From Academic Kids

A milkshake is:

  • in New England and Great Britain, a beverage which is made from milk and flavorings.
  • in the rest of the United States, a beverage which is made from milk, ice cream, and possibly other flavorings. In much of New England, this is known as a frappe (pronounced to rhyme with "cap"), and in Rhode Island this beverage is known as a cabinet.
  • in fast food restaurants, usually known only as a "shake", made from ice milk, flavorings and thickening ingredients, or other similar recipes.

An important factor that distinguishes a milk shake from simply being flavored milk is that it is usually prepared in some sort of blender rather than being simply stirred. There are machines which are specifically designed for the blending of milk shakes. Often, these machines mix ingredients and insert air into the milkshake mix, causing the consistency to smooth out and the shake to thicken up as the shake is blended. Some outlets use machines where milk and mix are frozen and mixed together inside a container within the machine - while others prepare and mix the shake "by hand" within a special stainless steel cup, often called a malt cup or mixing can.

The most common flavors of milkshake are vanilla, chocolate, and strawberry, though other ingredients such as bananas or Oreos may be used. A common additive is malt, which make a malted milkshake. Fast food restaurants and soda fountains often sell milkshakes. Some milkshake recipes call for ice cream in the flavor of the milkshake while others call for vanilla ice cream plus a flavor additive, such as a syrup or fruit. These different methodologies often result in a surprisingly large difference in taste and many people have a distinct preference for one method over the other. Recipes which rely heavily on fresh fruit and made without ice cream are called smoothies.
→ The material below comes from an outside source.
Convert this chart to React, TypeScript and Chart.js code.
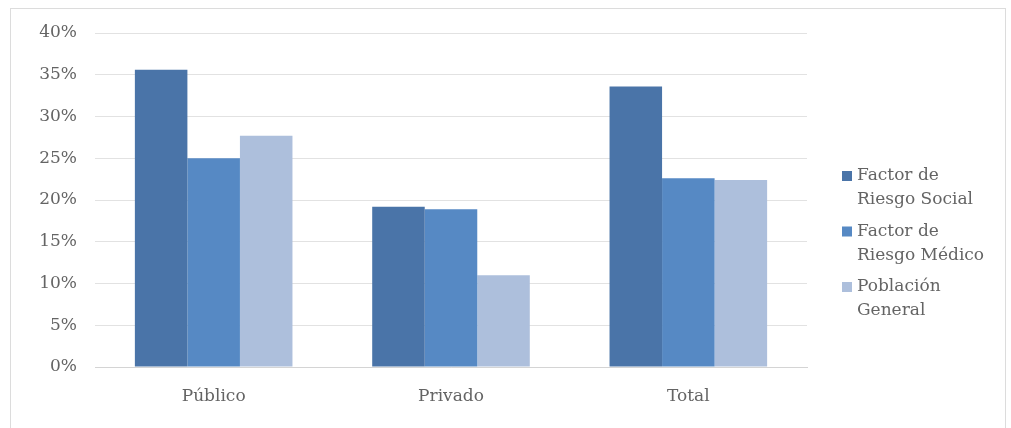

Milkshakes can be made from ordinary milk mixed with powder or concentrate although these drinks would simply be considered "flavored milks" in most places. Common brands include Nesquik and Crusha. Bottled milkshake is also common, commonly being sold in 330 mL, 500 mL or 1 liter bottles. Gulp!, Frijj, Yazoo and Mars are well known brands of bottled milkshake.


The first reference to the term 'Milkshake' appeared in print in 1885 and contained some whisky. The malted milkshake includes a malted milk powder (contains dried milk, malted barley and wheat flower) which was invented in 1887 by William Horlick. The drink was designed for invalids and children. Original versions of the drinks were more of an eggnog version that what we are used to today.

The milkshake made it into the mainstream when in 1922 a Walgreens employee, Ivar "Pop" Coulson in Chicago, who took an old-fashioned malted milk (milk, chocolate, and malt) and added two scoops of ice cream, creating a drink which became popular at a surprising rate, soon becoming a high-demand drink for young adults around the country. This lends credence to the premise that the ice cream version is the original, and pivotal, well as the reason for the "shake" component of the name.